Alex, Jorge y Lena's debut album, Alex, Jorge y Lena was produced by Mexican singer-songwriter Aureo Baqueiro. Burke, Ubago and Villamizar wrote all the songs on the album. Ubago said that the album includes 12 tracks since they had a lot of material to choose from, "everything was very fluid, we felt the chemistry and also the stars lined up." Each member played an instrument; Villamizar and Ubago played guitar and Burke played piano.

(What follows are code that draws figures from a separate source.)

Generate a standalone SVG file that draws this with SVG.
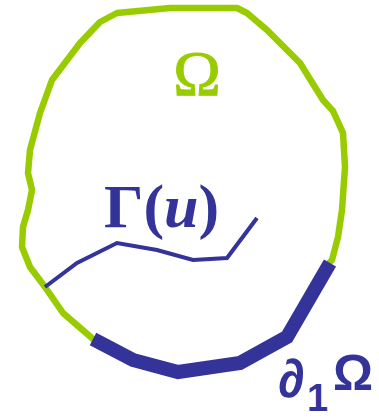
<svg xmlns="http://www.w3.org/2000/svg" width="379" height="418" viewBox="0 0 379 418">
<style>
.g{fill:none;stroke:#99cc00;stroke-width:6.5;stroke-linejoin:round;stroke-linecap:round}
.b{fill:none;stroke:#333399;stroke-linejoin:miter}
.serif{font-family:"Liberation Serif","Times New Roman",serif}
.sans{font-family:"Liberation Sans",Arial,sans-serif;font-weight:bold;fill:#333399}
</style>
<rect width="379" height="418" fill="#fff"/>
<g id="omega-boundary">
<path class="g" d="M93,339 L63,313 L45,287 L30,267 L22,247 L23,227 L28,210 L32,190 L28,173 L30,150 L40,113 L52,80 L80,43 L100,22 L117,13 L170,8 L237,8 L247,13 L267,30 L300,63 L323,100 L333,111 L343,133 L345,167 L342,210 L338,237 L332,260 L328,264"/>
</g>
<g id="connectors">
<polyline id="gamma-curve" class="b" stroke-width="4" points="45,287 77,263 117,243 157,250 193,260 227,258 257,218"/>
<polyline id="d1-omega" class="b" stroke-width="14" points="93,339 133,360 178,372 240,363 287,337 330,263"/>
</g>
<g id="label-omega">
<text class="serif" x="197" y="95" font-size="64" fill="#99cc00" text-anchor="middle" stroke="#99cc00" stroke-width="1">Ω</text>
</g>
<g id="label-gamma">
<text class="serif" x="104" y="227" font-size="62" font-weight="bold" fill="#333399">Γ(<tspan font-style="italic">u</tspan>)</text>
</g>
<g id="label-d1omega">
<text class="sans" font-size="54"><tspan x="278" y="397">∂</tspan><tspan x="307" y="411" font-size="38">1</tspan><tspan x="333" y="390" font-size="50">Ω</tspan></text>
</g>
</svg>
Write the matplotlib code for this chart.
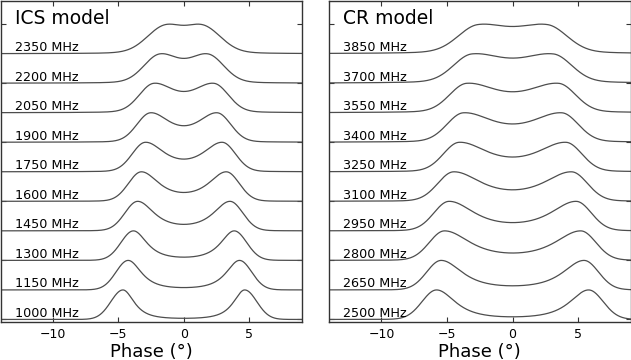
import numpy as np
import matplotlib.pyplot as plt

# values: peak phase (deg), mid-phase level (fraction of peak),
# outer-edge width (deg) for each frequency
ics_freqs = [1000, 1150, 1300, 1450, 1600, 1750, 1900, 2050, 2200, 2350]
ics_peak = [4.65, 4.25, 3.85, 3.53, 3.25, 2.94, 2.55, 2.30, 1.85, 1.47]
ics_mid = [0.04, 0.08, 0.11, 0.22, 0.30, 0.43, 0.56, 0.72, 0.84, 0.96]
ics_outer = [0.92, 0.93, 0.95, 0.97, 0.98, 1.00, 1.03, 1.10, 1.20, 1.35]

cr_freqs = [2500, 2650, 2800, 2950, 3100, 3250, 3400, 3550, 3700, 3850]
cr_peak = [5.80, 5.45, 5.20, 4.85, 4.50, 4.07, 3.75, 3.50, 3.10, 2.65]
cr_mid = [0.09, 0.14, 0.25, 0.28, 0.39, 0.50, 0.62, 0.71, 0.85, 0.92]
cr_outer = [1.10, 1.10, 1.15, 1.15, 1.20, 1.20, 1.25, 1.30, 1.40, 1.50]

phase = np.linspace(-14, 9, 1400)


def half(x, p, s_out, w_in):
    d = x - p
    return np.where(d > 0, np.exp(-0.5 * (d / s_out) ** 2),
                    (1 + (d / w_in) ** 2) ** -1.5)


def profile(x, p, s_out, w_in):
    return half(x, p, s_out, w_in) + half(-x, p, s_out, w_in)


def inner_width(p, s_out, mid):
    # pick the inner width so the level at phase 0 matches the reading
    lo, hi = np.log(0.05), np.log(50.0)
    for _ in range(60):
        w = np.exp(0.5 * (lo + hi))
        top = profile(phase, p, s_out, w).max()
        r = profile(np.array([0.0]), p, s_out, w)[0] / top
        if r > mid:
            hi = np.log(w)
        else:
            lo = np.log(w)
    return w


def draw_panel(ax, title, freqs, peaks, mids, outers):
    for i, (f, p, m, s) in enumerate(zip(freqs, peaks, mids, outers)):
        w = inner_width(p, s, m)
        y = profile(phase, p, s, w)
        y = y / y.max()
        ax.plot(phase, i + y, color='0.3', lw=0.9)
        ax.text(-12.93, i + 0.09, f'{f} MHz', fontsize=9.2, va='baseline')
    ax.text(-12.93, 10.0, title, fontsize=13.5, va='baseline')
    ax.set_xlim(-14, 9)
    ax.set_ylim(-0.085, 10.8)
    ax.set_xticks([-10, -5, 0, 5])
    ax.set_yticks(range(0, 11, 2))
    ax.tick_params(direction='in', top=True, right=True, labelleft=False,
                   length=3.5, labelsize=9, pad=4, color='0.2')
    ax.set_xlabel('Phase (°)', fontsize=13, labelpad=2)
    for sp in ax.spines.values():
        sp.set_linewidth(1.0)
        sp.set_color('0.2')


fig = plt.figure(figsize=(6.31, 3.6), dpi=100)
ax1 = fig.add_axes([0.0008, 0.1056, 0.4773, 0.893])
ax2 = fig.add_axes([329 / 631, 0.1056, 0.478, 0.893])

draw_panel(ax1, 'ICS model', ics_freqs, ics_peak, ics_mid, ics_outer)
draw_panel(ax2, 'CR model', cr_freqs, cr_peak, cr_mid, cr_outer)

fig.savefig('out.png', dpi=100)
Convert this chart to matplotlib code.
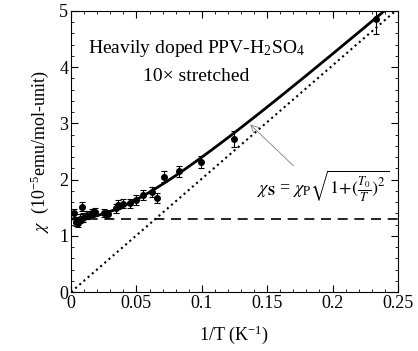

Alex, Jorge y Lena was released on September 21, 2010, and peaked at number 13 in the Billboard Latin Pop Albums and 17 at the Mexican Albums Chart. Alex, Jorge y Lena held a promotional tour in Spain and Latin America.

==Singles and videos==
"Estar Contigo" ("Being With You")" was the first single to be released from the album. It was written by Ubago and was originally recorded by him and Burke. The track was released to radio on July 26, 2010, and peaked at number 22 in the Billboard Top Latin Songs chart. About the song, Villamizar said: "When I heard the song with their voices, I said 'I do not sing'". Then they sent the recording to the label, who immediately asked, "Where's Jorge?" and returned the song to be completed by the trio. This changed the nature of the song; according to Gabriela Martinez, Vice President of Marketing at Warner Music Latina, "Estar Contigo" "went from being a song [about a] romantic couple, a love song, [to one] may be between father and son or friends, every relationship is applied."

"La Canción del Pescado" ("The Fish Song") was the second single from the album and was released in April 2011. The track peaked at number 37 in the Billboard Latin Pop Airplay chart.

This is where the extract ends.